- Hangul: 안주성
- Hanja: 安州城
- RR: Anjuseong
- MR: Anjusŏng

= Anju Castle =

The Anju Castle is a military fortress built during the Goguryeo kingdom, later rebuilt during Joseon era. It is located in Anju City, South Phyongan Province, North Korea. It was built after the capital was moved to Pyongyang, as a northern defense point.

==Details==
The fortress consists of three parts, all built at different periods; an inner fort, an outer fort and a new fort. The inner fort dates from the Goguryeo period; it has walls along the ridge of the Kadu range on the shore of the Chongchon River. These walls were 7–8 metres high from the level ground and 4–5 metres on the slope of the hills, 6500 metres long. The outer fort was built during Joseon period; it is 3 650 metres long. The new fort is over 550 metres long and was built in the 17th century. The fort was rebuilt several times during the Goryeo and the Joseon periods.
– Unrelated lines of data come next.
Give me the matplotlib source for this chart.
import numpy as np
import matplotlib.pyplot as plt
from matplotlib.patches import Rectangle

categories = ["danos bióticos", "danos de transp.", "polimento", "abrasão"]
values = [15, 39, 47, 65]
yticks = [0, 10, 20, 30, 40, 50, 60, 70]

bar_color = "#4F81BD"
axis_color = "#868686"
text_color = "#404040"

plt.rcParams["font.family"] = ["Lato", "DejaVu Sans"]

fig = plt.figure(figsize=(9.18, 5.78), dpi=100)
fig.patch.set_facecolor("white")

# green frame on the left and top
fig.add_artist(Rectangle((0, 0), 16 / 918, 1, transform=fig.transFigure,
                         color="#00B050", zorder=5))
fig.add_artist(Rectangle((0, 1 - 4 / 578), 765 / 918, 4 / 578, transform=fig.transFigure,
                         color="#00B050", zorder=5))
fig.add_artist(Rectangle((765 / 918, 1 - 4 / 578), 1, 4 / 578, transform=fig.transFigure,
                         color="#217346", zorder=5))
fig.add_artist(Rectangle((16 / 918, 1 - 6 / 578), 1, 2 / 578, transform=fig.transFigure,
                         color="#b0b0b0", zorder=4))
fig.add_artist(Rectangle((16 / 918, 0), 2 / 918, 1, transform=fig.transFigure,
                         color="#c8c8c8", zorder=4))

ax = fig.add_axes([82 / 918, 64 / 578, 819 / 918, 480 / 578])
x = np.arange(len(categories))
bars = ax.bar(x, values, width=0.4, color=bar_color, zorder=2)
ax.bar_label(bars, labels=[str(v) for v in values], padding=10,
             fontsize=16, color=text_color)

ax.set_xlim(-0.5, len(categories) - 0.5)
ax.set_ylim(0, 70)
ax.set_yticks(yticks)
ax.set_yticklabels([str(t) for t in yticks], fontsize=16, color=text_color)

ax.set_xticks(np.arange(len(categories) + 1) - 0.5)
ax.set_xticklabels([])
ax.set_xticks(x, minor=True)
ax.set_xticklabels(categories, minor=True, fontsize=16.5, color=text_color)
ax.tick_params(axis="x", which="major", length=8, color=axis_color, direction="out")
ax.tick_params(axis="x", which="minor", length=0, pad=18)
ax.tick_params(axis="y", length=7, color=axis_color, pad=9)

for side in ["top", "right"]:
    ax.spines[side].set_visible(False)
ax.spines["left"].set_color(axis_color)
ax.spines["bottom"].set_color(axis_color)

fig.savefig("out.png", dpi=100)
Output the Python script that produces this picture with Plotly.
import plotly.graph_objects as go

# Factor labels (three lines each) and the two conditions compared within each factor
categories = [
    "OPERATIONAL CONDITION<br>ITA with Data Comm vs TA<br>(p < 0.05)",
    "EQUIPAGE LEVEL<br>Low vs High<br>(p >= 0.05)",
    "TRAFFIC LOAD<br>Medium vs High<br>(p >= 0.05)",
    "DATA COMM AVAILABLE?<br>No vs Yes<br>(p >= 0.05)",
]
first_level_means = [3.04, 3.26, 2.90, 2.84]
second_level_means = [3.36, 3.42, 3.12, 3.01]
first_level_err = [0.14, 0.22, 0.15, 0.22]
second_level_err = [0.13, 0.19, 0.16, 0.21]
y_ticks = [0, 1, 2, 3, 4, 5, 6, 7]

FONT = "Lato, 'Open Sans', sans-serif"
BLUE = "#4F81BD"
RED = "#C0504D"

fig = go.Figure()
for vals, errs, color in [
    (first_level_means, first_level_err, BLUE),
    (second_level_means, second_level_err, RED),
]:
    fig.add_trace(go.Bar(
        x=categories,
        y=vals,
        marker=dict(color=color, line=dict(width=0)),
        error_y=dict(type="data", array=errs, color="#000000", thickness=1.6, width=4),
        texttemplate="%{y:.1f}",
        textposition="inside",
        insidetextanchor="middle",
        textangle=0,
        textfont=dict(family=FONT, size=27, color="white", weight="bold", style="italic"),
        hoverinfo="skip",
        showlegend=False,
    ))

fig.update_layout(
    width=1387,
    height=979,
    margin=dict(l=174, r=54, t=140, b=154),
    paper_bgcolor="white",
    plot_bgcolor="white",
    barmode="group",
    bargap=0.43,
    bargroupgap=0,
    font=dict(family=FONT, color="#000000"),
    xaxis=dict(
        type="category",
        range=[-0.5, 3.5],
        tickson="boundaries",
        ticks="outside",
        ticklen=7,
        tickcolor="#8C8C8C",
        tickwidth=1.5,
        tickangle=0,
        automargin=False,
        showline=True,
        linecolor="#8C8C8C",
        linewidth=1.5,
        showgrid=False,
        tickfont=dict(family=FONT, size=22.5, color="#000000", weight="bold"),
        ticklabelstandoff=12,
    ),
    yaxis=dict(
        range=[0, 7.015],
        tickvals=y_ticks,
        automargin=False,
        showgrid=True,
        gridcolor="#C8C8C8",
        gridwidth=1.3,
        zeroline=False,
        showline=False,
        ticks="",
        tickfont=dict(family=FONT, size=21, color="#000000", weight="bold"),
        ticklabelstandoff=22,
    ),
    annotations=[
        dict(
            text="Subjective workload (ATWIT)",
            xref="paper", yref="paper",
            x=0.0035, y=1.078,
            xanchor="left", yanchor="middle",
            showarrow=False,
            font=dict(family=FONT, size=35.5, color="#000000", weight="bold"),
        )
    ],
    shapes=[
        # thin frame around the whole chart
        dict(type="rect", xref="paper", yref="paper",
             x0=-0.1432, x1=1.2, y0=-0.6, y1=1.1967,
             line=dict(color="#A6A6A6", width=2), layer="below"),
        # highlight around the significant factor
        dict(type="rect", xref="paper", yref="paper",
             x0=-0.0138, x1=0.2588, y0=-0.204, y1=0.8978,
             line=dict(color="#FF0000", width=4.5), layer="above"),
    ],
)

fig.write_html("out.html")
Inside the fort were large ponds full of water. The largest of them is called the Chilsong Pond, "which was studded with seven tiny islets resembling the Great Bear [constellation]."
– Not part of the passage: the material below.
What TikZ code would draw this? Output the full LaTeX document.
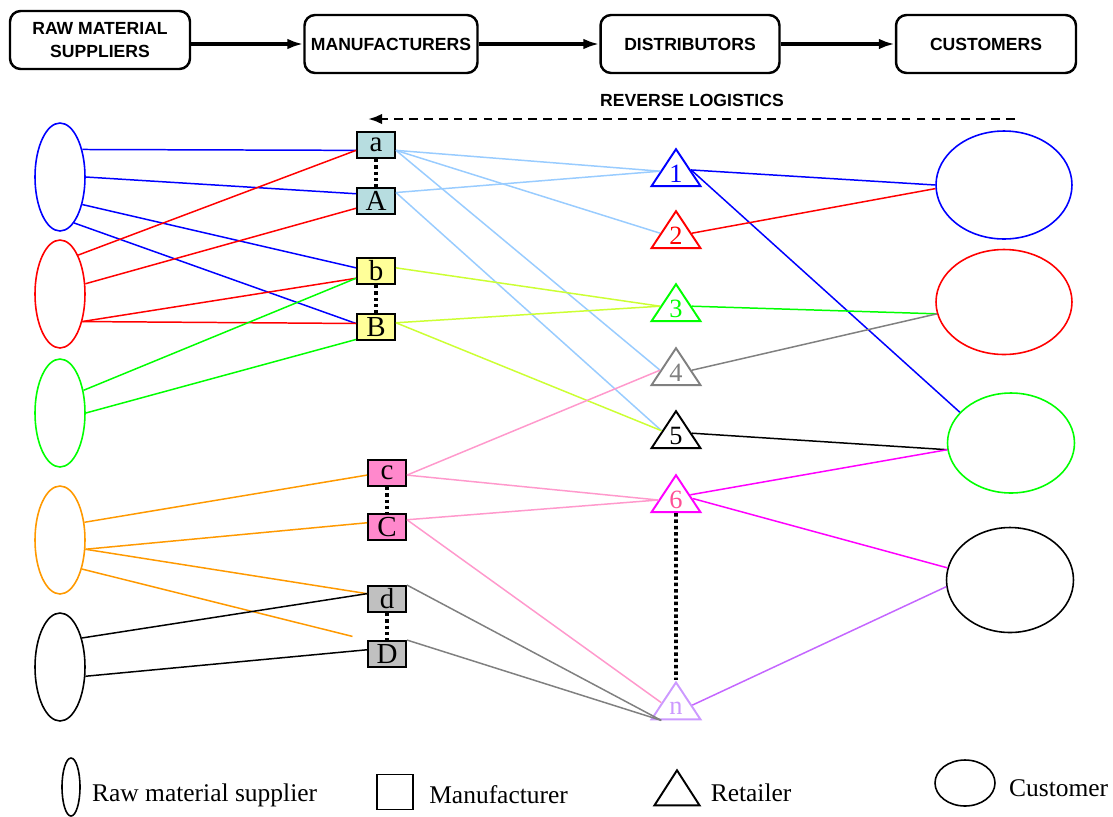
\documentclass[tikz,border=0pt]{standalone}
\usepackage{fontspec}
\setmainfont{Liberation Serif}
\newfontfamily\headfont{Liberation Sans}
\usetikzlibrary{shapes.geometric,positioning,arrows.meta}

\definecolor{rblue}{RGB}{0,0,255}
\definecolor{rred}{RGB}{255,0,0}
\definecolor{rgreen}{RGB}{0,255,0}
\definecolor{rorange}{RGB}{255,153,0}
\definecolor{rgray}{RGB}{128,128,128}
\definecolor{rmagenta}{RGB}{255,0,255}
\definecolor{rpurple}{RGB}{204,153,255}
\definecolor{rviolet}{RGB}{196,102,255}
\definecolor{mlblue}{RGB}{153,204,255}
\definecolor{myellow}{RGB}{204,255,51}
\definecolor{mpink}{RGB}{255,153,204}
\definecolor{fillA}{RGB}{183,221,224}
\definecolor{fillB}{RGB}{255,255,153}
\definecolor{fillC}{RGB}{255,136,204}
\definecolor{fillD}{RGB}{192,192,192}
\definecolor{sixtext}{RGB}{255,80,150}

\begin{document}
\begin{tikzpicture}[x=0.02cm, y=-0.02cm,
  headbox/.style={draw, rounded corners=6pt, line width=1.4pt, minimum height=1.16cm, align=center, font=\headfont\bfseries\fontsize{10}{13.5}\selectfont},
  flow/.style={line width=2.2pt, -{Latex[length=9pt,width=6pt]}},
  supplier/.style={draw=#1, ellipse, minimum width=1cm, minimum height=2.16cm, inner sep=0pt, line width=0.9pt},
  manuf/.style={draw, fill=#1, minimum width=0.76cm, minimum height=0.52cm, inner sep=0pt, line width=1.1pt, font=\fontsize{16.5}{16.5}\selectfont},
  retailer/.style={draw=#1, text=#1, isosceles triangle, shape border rotate=90, isosceles triangle stretches, minimum width=0.98cm, minimum height=0.74cm, inner sep=0pt, line width=1.1pt, font=\fontsize{15}{15}\selectfont},
  customer/.style={draw=#1, ellipse, minimum width=2.72cm, minimum height=2.16cm, inner sep=0pt, line width=0.9pt},
  link/.style={line width=0.85pt},
  dotlink/.style={line width=2pt, dash pattern=on 2pt off 1.6pt},
  legtext/.style={inner sep=0pt, font=\fontsize{14.5}{16}\selectfont}]
\useasboundingbox (0,0) rectangle (1113,816);

% top row
\node[headbox, minimum width=3.6cm] (h1) at (100,40) {RAW MATERIAL\\SUPPLIERS};
\node[headbox, minimum width=3.46cm] (h2) at (391,44) {MANUFACTURERS};
\node[headbox, minimum width=3.58cm] (h3) at (690,44) {DISTRIBUTORS};
\node[headbox, minimum width=3.6cm] (h4) at (986,44) {CUSTOMERS};
\draw[flow] (h1.east |- h2.west) -- (h2.west);
\draw[flow] (h2) -- (h3);
\draw[flow] (h3) -- (h4);

\node[font=\headfont\bfseries\fontsize{10}{12}\selectfont] (rl) at (692,100) {REVERSE LOGISTICS};
\coordinate (rlA) at (1015,119);
\coordinate (rlB) at (368,119);
\draw[line width=1.5pt, dash pattern=on 5pt off 3.5pt, -{Latex[length=8pt,width=6pt]}] (rlA) -- (rlB);

% suppliers
\node[supplier=rblue] (s1) at (60,177) {};
\node[supplier=rred] (s2) at (60,294) {};
\node[supplier=rgreen] (s3) at (60,413) {};
\node[supplier=rorange] (s4) at (60,540) {};
\node[supplier=black] (s5) at (60,667) {};

% manufacturers
\node[manuf=fillA] (ma) at (376,145) {a};
\node[manuf=fillA] (mA) at (376,201) {A};
\node[manuf=fillB] (mb) at (376,271) {b};
\node[manuf=fillB] (mB) at (376,327) {B};
\node[manuf=fillC] (mc) at (387,473) {c};
\node[manuf=fillC] (mC) at (387,527) {C};
\node[manuf=fillD] (md) at (387,599) {d};
\node[manuf=fillD] (mD) at (387,654) {D};

% retailers
\node[retailer=rblue] (t1) at (676,174) {1};
\node[retailer=rred] (t2) at (676,236) {2};
\node[retailer=rgreen] (t3) at (676,309) {3};
\node[retailer=rgray] (t4) at (676,373) {4};
\node[retailer=black] (t5) at (676,436) {5};
\node[retailer=rmagenta, text=sixtext] (t6) at (676,500) {6};
\node[retailer=rpurple] (tn) at (676,708) {n};

% customers
\node[customer=rblue] (c1) at (1004,185) {};
\node[customer=rred, minimum height=2.1cm] (c2) at (1004,302) {};
\node[customer=rgreen, minimum width=2.54cm, minimum height=2cm] (c3) at (1011,443) {};
\node[customer=black, minimum width=2.54cm, minimum height=2.1cm] (c4) at (1010,580) {};

\foreach \u/\l in {ma/mA,mb/mB,mc/mC,md/mD,t6/tn}
  \draw[dotlink] (\u.south) -- (\l.north);

% suppliers to manufacturers
\foreach \a/\b in {s1.51/ma.195, s1.0/mA.160, s1.-51/mb.171, s1.-73/mB.170}
  \draw[link, rblue] (\a) -- (\b);
\foreach \a/\b in {s2.65/ma.195, s2.22/mA.200, s2.-51/mb.200, s2.-51/mB.170}
  \draw[link, rred] (\a) -- (\b);
\foreach \a/\b in {s3.44/mb.200, s3.0/mB.212}
  \draw[link, rgreen] (\a) -- (\b);
\foreach \a/\b in {s4.36/mc.186, s4.-20/mC.168, s4.-20/md.165}
  \draw[link, rorange] (\a) -- (\b);
\draw[link, rorange, shorten >=0.3cm] (s4.-53) -- (mD.north west);
\foreach \a/\b in {s5.53/md.165, s5.-20/mD.168}
  \draw[link] (\a) -- (\b);

% manufacturers to retailers
\foreach \a/\b in {ma.-15/t1.170, ma.-15/t2.170, ma.-15/t4.170, mA.23/t1.170, mA.23/t5.160}
  \draw[link, mlblue] (\a) -- (\b);
\foreach \a/\b in {mb.9/t3.170, mB.12/t3.170, mB.12/t5.160}
  \draw[link, myellow] (\a) -- (\b);
\foreach \a/\b in {mc.-6/t4.170, mc.-6/t6.180, mC.20/t6.180, mC.20/tn.160}
  \draw[link, mpink] (\a) -- (\b);
\foreach \a/\b in {md.north east/tn.220, mD.north east/tn.220}
  \draw[link, rgray] (\a) -- (\b);

% retailers to customers
\draw[link, rblue] (t1.15) -- (c1.west);
\draw[link, rblue] (t1.15) -- (c3.149);
\draw[link, rred] (t2.10) -- (c1.183);
\draw[link, rgreen] (t3.10) -- (c2.190);
\draw[link, rgray] (t4.10) -- (c2.190);
\draw[link] (t5.10) -- (c3.186);
\draw[link, rmagenta] (t6.20) -- (c3.186);
\draw[link, rmagenta] (t6.5) -- (c4.169);
\draw[link, rviolet] (tn.10) -- (c4.186);

% legend
\node[supplier=black, minimum width=0.36cm, minimum height=1.16cm] (ls) at (71,787) {};
\node[legtext, right=0.22cm of ls, yshift=-0.17cm] (lst) {Raw material supplier};
\node[manuf=white, minimum width=0.72cm, minimum height=0.7cm] (lm) at (395,792) {};
\node[legtext, right=0.3cm of lm, yshift=-0.05cm] (lmt) {Manufacturer};
\node[retailer=black, minimum width=0.9cm, minimum height=0.7cm] (lr) at (677,793) {};
\node[legtext, right=0.35cm of lr] (lrt) {Retailer};
\node[customer=black, minimum width=1.2cm, minimum height=0.92cm] (lc) at (965,783) {};
\node[legtext, right=0.26cm of lc, yshift=-0.1cm] (lct) {Customer};
\end{tikzpicture}
\end{document}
The fort features north, south, east and west gates, each built on a stone foundation with an archway and a gatehouse. The gates of the Fortress had remained relatively undisturbed until the end of the Joseon; most of the gates and walls were pulled down during the Japanese colonial period. Only the archway of the east gate of the outer fort remains as originally constructed. The fortress suffered damage during the Korean War, but was rebuilt in 1977.